O ADEUS DE VERISSIMO
Fabrício Carpinejar
Antes de Luis Fernando Verissimo, a crônica se centrava na primeira pessoa, no tom confessional, nas nuances biográficas, envolvido no gênero do “eu”.
Depois dele, nada mais foi igual. Surgiram os tipos universais: o amigo, a vizinha, o professor, o policial, o viajante. Virou o território ficcional da terceira pessoa, capaz de retratar qualquer um, inclusive secretamente o próprio Verissimo.
Verissimo é inimitável, o maior cronista brasileiro pós-Rubem Braga, com cerca de 80 obras e mais de 5 milhões de exemplares vendidos.
Começou com o horóscopo e o copidesque no jornal Zero Hora, em 1966, e arrebatou colunas nas principais publicações do país, como Veja, O Estado de S.Paulo e O Globo.
Com sua fama estrondosa, o mítico Erico Verissimo passou a ser lembrado por ter sido o pai de Luis Fernando.
Em poucas linhas, ele desvendava dilemas comportamentais.
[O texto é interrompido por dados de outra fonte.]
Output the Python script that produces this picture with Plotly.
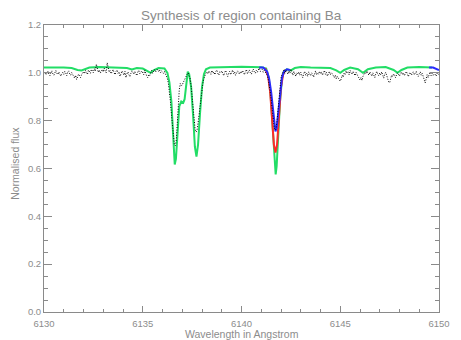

Escrevia como quem desenhava: rápido, certeiro, irônico. O poder de síntese se aproximava de uma epifania.
Quem nunca se sentiu parte da Família Brasil, seus esquetes humorísticos satirizando a classe média nos anos 70 e 80?
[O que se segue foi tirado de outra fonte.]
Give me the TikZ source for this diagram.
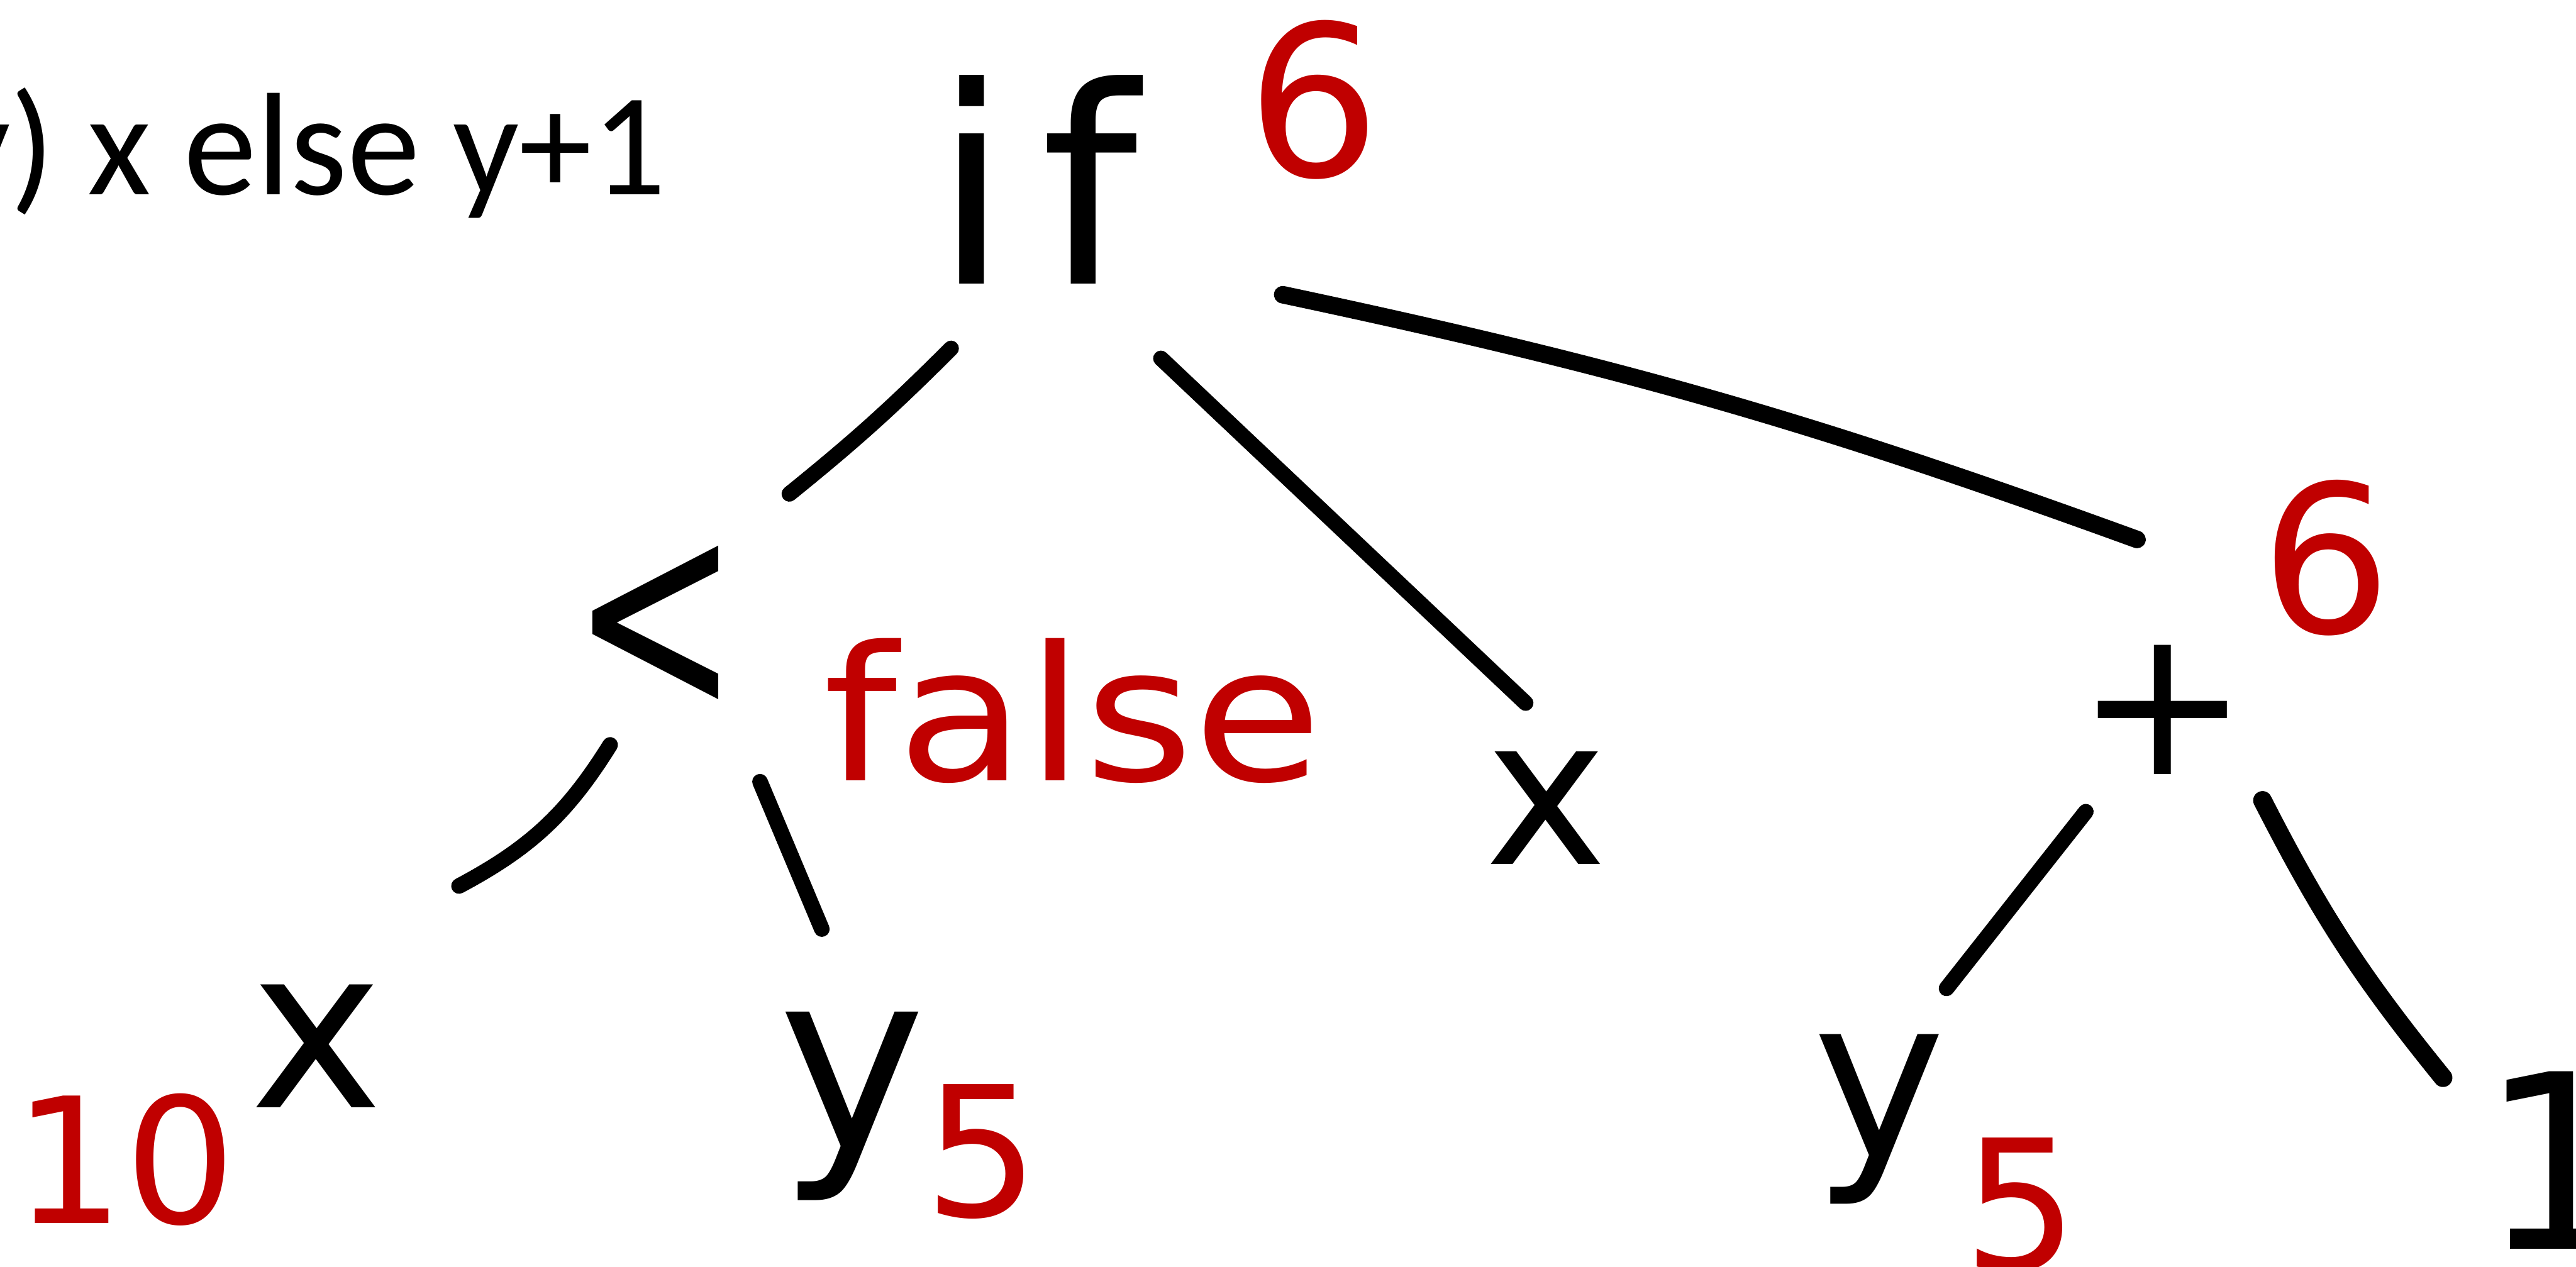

Quem não se politizou com as tirinhas das Cobras, protagonizadas por animais rastejantes que conversavam entre si sobre os destinos do país?
Quem não se compadeceu da Velhinha de Taubaté, que foi concebida durante a ditadura militar e ficou famosa por ser “a última no Brasil que ainda acreditava no governo”?
Quem não riu com o Analista de Bagé, mais ortodoxo que pomada Minancora, um psicanalista freudiano que resolvia mimimi com o joelhaço?
Quem não viu alguma tia representada na Dorinha e seu cortejo de socialites, buscando a eterna juventude por incansáveis intervenções estéticas?
Quem não desistiu de recorrer à espionagem acompanhando as peripécias de Ed Mort, um detetive particular pobre e trapalhão?
Quem não se valeu dos exemplos das Comédias da Vida Privada para não levar a sério os desentendimentos de casal?
Os dados oficiais professam que Verissimo faleceu aos 88 anos, neste sábado (30), em Porto Alegre. Mas ele não morreu. É impossível que morra.
Se Luis Fernando nos fez esquecer que a morte existe, que ela seja educada e faça o mesmo.